===== Given records

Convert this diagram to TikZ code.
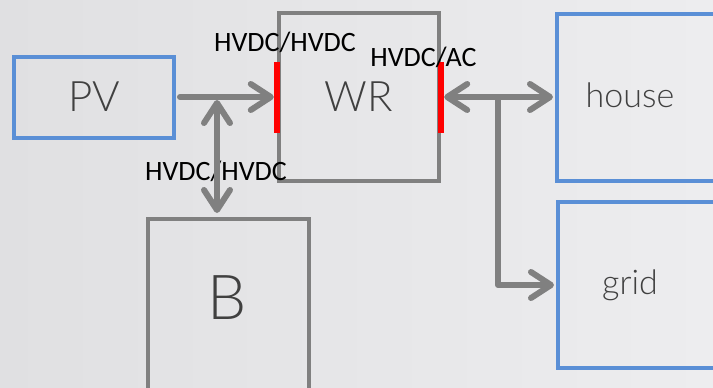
\documentclass[tikz,border=0pt]{standalone}
\usepackage{fontspec}
\setmainfont{Lato}[UprightFont=* Light]
\newfontfamily\lblfont{Carlito}
\usetikzlibrary{arrows.meta, positioning}
\definecolor{boxblue}{HTML}{5A8FD6}
\definecolor{linegray}{HTML}{808080}
\definecolor{txtgray}{HTML}{404040}
\definecolor{bgleft}{HTML}{E0E0E2}
\definecolor{bgright}{HTML}{EDEDEF}
\tikzset{
  chev/.tip={Straight Barb[round, length=20bp, width=26bp]},
  blk/.style={rectangle, draw=linegray, line width=4bp, inner sep=0pt,
              text=txtgray},
  src/.style={blk, draw=boxblue},
  port/.style={rectangle, fill=red, minimum width=6bp, minimum height=71bp,
               inner sep=0pt},
  lbl/.style={font=\lblfont\fontsize{28bp}{28bp}\selectfont, inner sep=0pt,
              anchor=base},
  big/.style={font=\fontsize{42bp}{42bp}\selectfont, text=txtgray},
  huge/.style={font=\fontsize{62bp}{62bp}\selectfont, text=txtgray},
  mid/.style={font=\fontsize{34bp}{34bp}\selectfont, text=txtgray},
  arr/.style={-chev, line width=6bp, draw=linegray, line cap=round,
              line join=round},
  biarr/.style={arr, chev-chev},
}

\begin{document}
\begin{tikzpicture}[x=1bp, y=-1bp]
  \fill[left color=bgleft, right color=bgright] (0,0) rectangle (713,387);
  \useasboundingbox (0,0) rectangle (713,387);
  \clip (0,0) rectangle (713,387);

  % blocks
  \node[src, big, minimum width=160bp, minimum height=81bp] (pv) at (94,97) {PV};
  \node[blk, big, minimum width=160bp, minimum height=168bp] (wr) at (359,97) {WR};
  \node[blk, minimum width=161bp, minimum height=180bp] (bat) at (228.5,309) {};
  \node[huge] (batT) at (227,298) {B};
  \node[src, minimum width=203bp, minimum height=167bp] (house) at (658.5,97) {};
  \node[mid] (houseT) at (630,95) {house};
  \node[src, minimum width=203bp, minimum height=166bp] (grid) at (659.5,285) {};
  \node[mid] (gridT) at (630,285) {grid};

  % converter ports
  \node[port] (portIn) at (wr.west) {};
  \node[port] (portOut) at (wr.east) {};
  \node[lbl] (lblIn) at (285,51) {HVDC/HVDC};
  \node[lbl] (lblBat) at (216,180) {HVDC/HVDC};
  \node[lbl] (lblOut) at (423.5,66) {HVDC/AC};

  % connections
  \coordinate (jn) at (217,100);
  \coordinate (br) at (498,97);
  \draw[arr, shorten <=4bp] (pv.east) -- (portIn.west);
  \draw[biarr, shorten >=4bp] (jn) -- (jn |- bat.north);
  \draw[biarr, shorten >=2bp] (portOut.east) -- (house.west);
  \draw[arr, shorten >=2bp] (br) |- (grid.west);
\end{tikzpicture}
\end{document}
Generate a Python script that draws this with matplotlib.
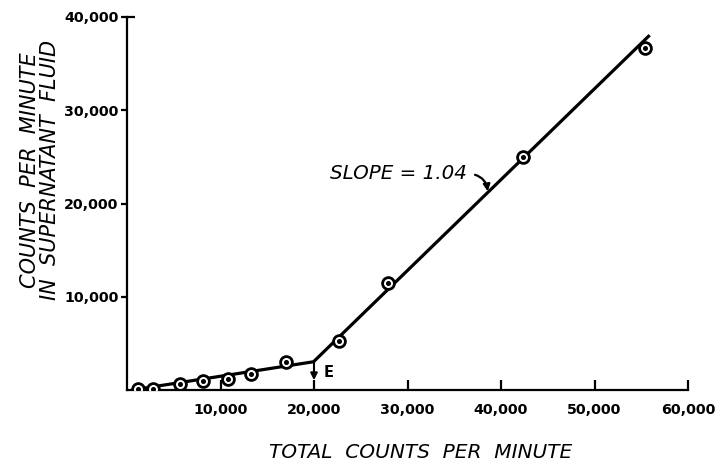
import matplotlib
matplotlib.use("Agg")
import matplotlib.pyplot as plt

# Data
total_cpm = [1200, 2800, 5700, 8100, 10800, 13300, 17000, 22700, 27900, 42400, 55400]
supernatant_cpm = [100, 120, 600, 1000, 1150, 1750, 2950, 5300, 11450, 25000, 36700]

# Fitted broken line (two segments meeting at E)
fit_x = [1200, 19950, 55900]
fit_y = [100, 3030, 38050]

x_ticks = [10000, 20000, 30000, 40000, 50000, 60000]
x_tick_labels = ["10,000", "20,000", "30,000", "40,000", "50,000", "60,000"]
y_ticks = [10000, 20000, 30000, 40000]
y_tick_labels = ["10,000", "20,000", "30,000", "40,000"]

plt.rcParams['font.family'] = ['DejaVu Sans']

fig = plt.figure(figsize=(7.15, 4.63), dpi=100)
ax = fig.add_axes([127/715, 1 - 390/463, (688-127)/715, (390-17)/463])

ax.plot(fit_x, fit_y, color='black', lw=2.3, solid_capstyle='butt', zorder=2)
ax.plot(total_cpm, supernatant_cpm, linestyle='none', marker='o', markersize=8.5,
        markerfacecolor='white', markeredgecolor='black', markeredgewidth=2.0, zorder=3)
ax.plot(total_cpm, supernatant_cpm, linestyle='none', marker='o', markersize=2.6,
        markerfacecolor='black', markeredgecolor='black', zorder=4)

ax.set_xlim(0, 60000)
ax.set_ylim(0, 40000)

for s in ['top', 'right']:
    ax.spines[s].set_visible(False)
for s in ['left', 'bottom']:
    ax.spines[s].set_linewidth(1.6)

ax.set_xticks(x_ticks)
ax.set_xticklabels(x_tick_labels, fontweight='bold', fontsize=10.3)
ax.set_yticks(y_ticks)
ax.set_yticklabels(y_tick_labels, fontweight='bold', fontsize=10.3)
ax.tick_params(axis='x', direction='in', length=7, width=1.6, pad=9)
ax.tick_params(axis='y', direction='out', length=4, width=1.6, pad=2)
# small right-pointing tick at the top of the y axis
ax.plot([0, 0.015], [1, 1], transform=ax.transAxes, color='black', lw=1.6,
        clip_on=False, solid_capstyle='butt')

# E marker arrow
ax.annotate('', xy=(20000, 1050), xytext=(20000, 3030),
            arrowprops=dict(arrowstyle='-|>', color='black', lw=1.5,
                            mutation_scale=10, shrinkA=0, shrinkB=0))
ax.text(21000, 1850, 'E', fontsize=10.5, fontweight='bold', ha='left', va='center')

# Slope annotation
ax.annotate('SLOPE = 1.04', xy=(38600, 21150), xytext=(21700, 23200),
            fontsize=14.3, fontstyle='italic', ha='left', va='center',
            arrowprops=dict(arrowstyle='-|>', color='black', lw=1.6,
                            mutation_scale=10, connectionstyle='arc3,rad=-0.45',
                            relpos=(1, 0.5), shrinkA=4, shrinkB=1))

fig.text(421/715, 1 - 453/463, 'TOTAL  COUNTS  PER  MINUTE', fontsize=14.5,
         fontstyle='italic', ha='center', va='center')
fig.text(40/715, 1 - 170/463, 'COUNTS  PER  MINUTE\nIN  SUPERNATANT  FLUID', fontsize=15,
         fontstyle='italic', ha='center', va='center', rotation=90, linespacing=1.05)

fig.savefig('out.png', dpi=100)
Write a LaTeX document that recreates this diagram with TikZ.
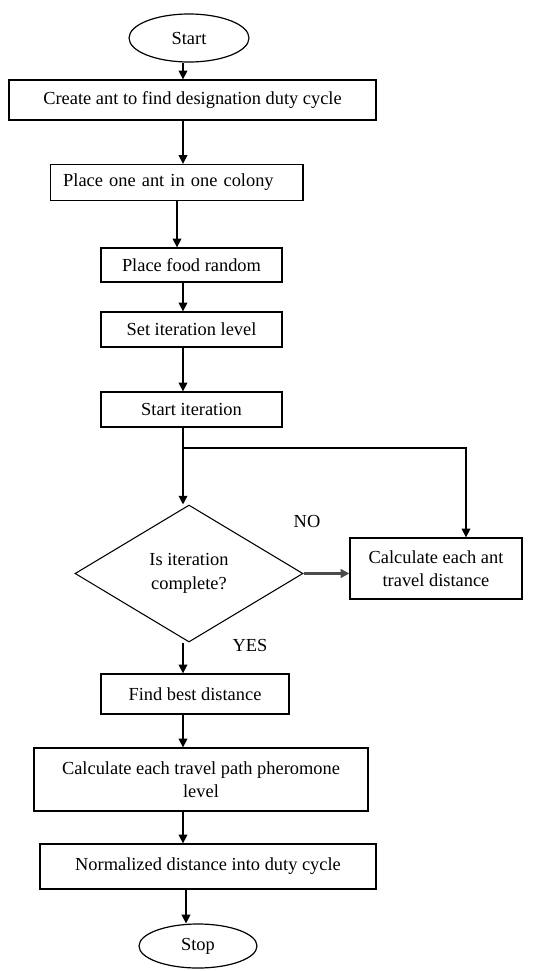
\documentclass[tikz,border=0pt]{standalone}
\usepackage{fontspec}
\setmainfont{Liberation Serif}
\usetikzlibrary{shapes.geometric,arrows.meta}
\newcommand{\pxu}{0.75pt}
\tikzset{
  txt/.style={font=\fontsize{13.8}{17.5}\selectfont},
  box/.style={txt, draw, rectangle, line width=1pt, inner sep=0pt, align=center},
  term/.style={txt, draw, ellipse, line width=0.9pt, inner sep=0pt},
  decide/.style={txt, draw, diamond, line width=0.8pt, inner sep=0pt, align=center},
  arr/.style={-{Triangle[length=6.5pt,width=6.5pt]}, line width=1pt},
}
\begin{document}
\begin{tikzpicture}[x=0.75pt, y=-0.75pt]
    \useasboundingbox (0,0) rectangle (547,971);
    \coordinate (col) at (183,0);
    \node[term, minimum width=120*\pxu, minimum height=48*\pxu] (start) at (189,38) {Start};
    \node[box, minimum width=367*\pxu, minimum height=40*\pxu] (create) at (192.5,100) {Create ant to find designation duty cycle};
    \node[box, minimum height=36*\pxu, text width=170pt, inner xsep=13*\pxu, align=left] (placeant) at (176.5,182.5) {Place one ant in one colony};
    \node[box, minimum width=181*\pxu, minimum height=34*\pxu] (food) at (191.5,265) {Place food random};
    \node[box, minimum width=181*\pxu, minimum height=35*\pxu] (setlevel) at (191.5,329.5) {Set iteration level};
    \node[box, minimum width=181*\pxu, minimum height=35*\pxu] (startit) at (191.5,409.5) {Start iteration};
    \coordinate (split) at (183,448);
    \coordinate (loop) at (466,448);
    \node[decide, minimum width=228*\pxu, minimum height=137*\pxu] (dec) at (189,573.5) {Is iteration\\complete?};
    \node[box, minimum width=172*\pxu, minimum height=61*\pxu] (calc) at (436,568.5) {Calculate each ant\\travel distance};
    \node[txt] (no) at (307,521) {NO};
    \node[txt] (yes) at (250,645) {YES};
    \node[box, minimum width=188*\pxu, minimum height=40*\pxu] (find) at (195,694) {Find best distance};
    \node[box, minimum width=334*\pxu, minimum height=63*\pxu] (phero) at (201,779.5) {Calculate each travel path pheromone\\level};
    \node[box, minimum width=336*\pxu, minimum height=45*\pxu] (norm) at (208,866.5) {Normalized distance into duty cycle};
    \node[term, minimum width=118*\pxu, minimum height=44*\pxu] (stop) at (198,946) {Stop};

    \draw[arr] (start.south -| col) -- (create.north -| col);
    \draw[arr] (create.south -| col) -- (placeant.north -| col);
    \draw[arr] ([xshift=-6*\pxu]placeant.south -| col) -- ([xshift=-6*\pxu]food.north -| col);
    \draw[arr] (food.south -| col) -- (setlevel.north -| col);
    \draw[arr] (setlevel.south -| col) -- (startit.north -| col);
    \draw[line width=1pt] (startit.south -| col) -- (split);
    \draw[arr] (split) -- (dec.north -| col);
    \draw[arr] (split) -- (loop) -- (calc.north -| loop);
    \draw[-{Triangle[length=6.5pt,width=6.5pt]}, line width=1.8pt, black!70] (dec.east) -- (dec.east -| calc.west);
    \draw[arr] (dec.south -| col) -- (find.north -| col);
    \draw[arr] (find.south -| col) -- (phero.north -| col);
    \draw[arr] (phero.south -| col) -- (norm.north -| col);
    \draw[arr] ([xshift=3*\pxu]norm.south -| col) -- ([xshift=3*\pxu]stop.north -| col);
\end{tikzpicture}
\end{document}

==========

__Written problem__
Filter the records down to the lines that contain the string "this", and copy those lines.

__Reply to the exercise__
Convert this diagram to TikZ code.
Generate a Python script that draws this with matplotlib.
Write a LaTeX document that recreates this diagram with TikZ.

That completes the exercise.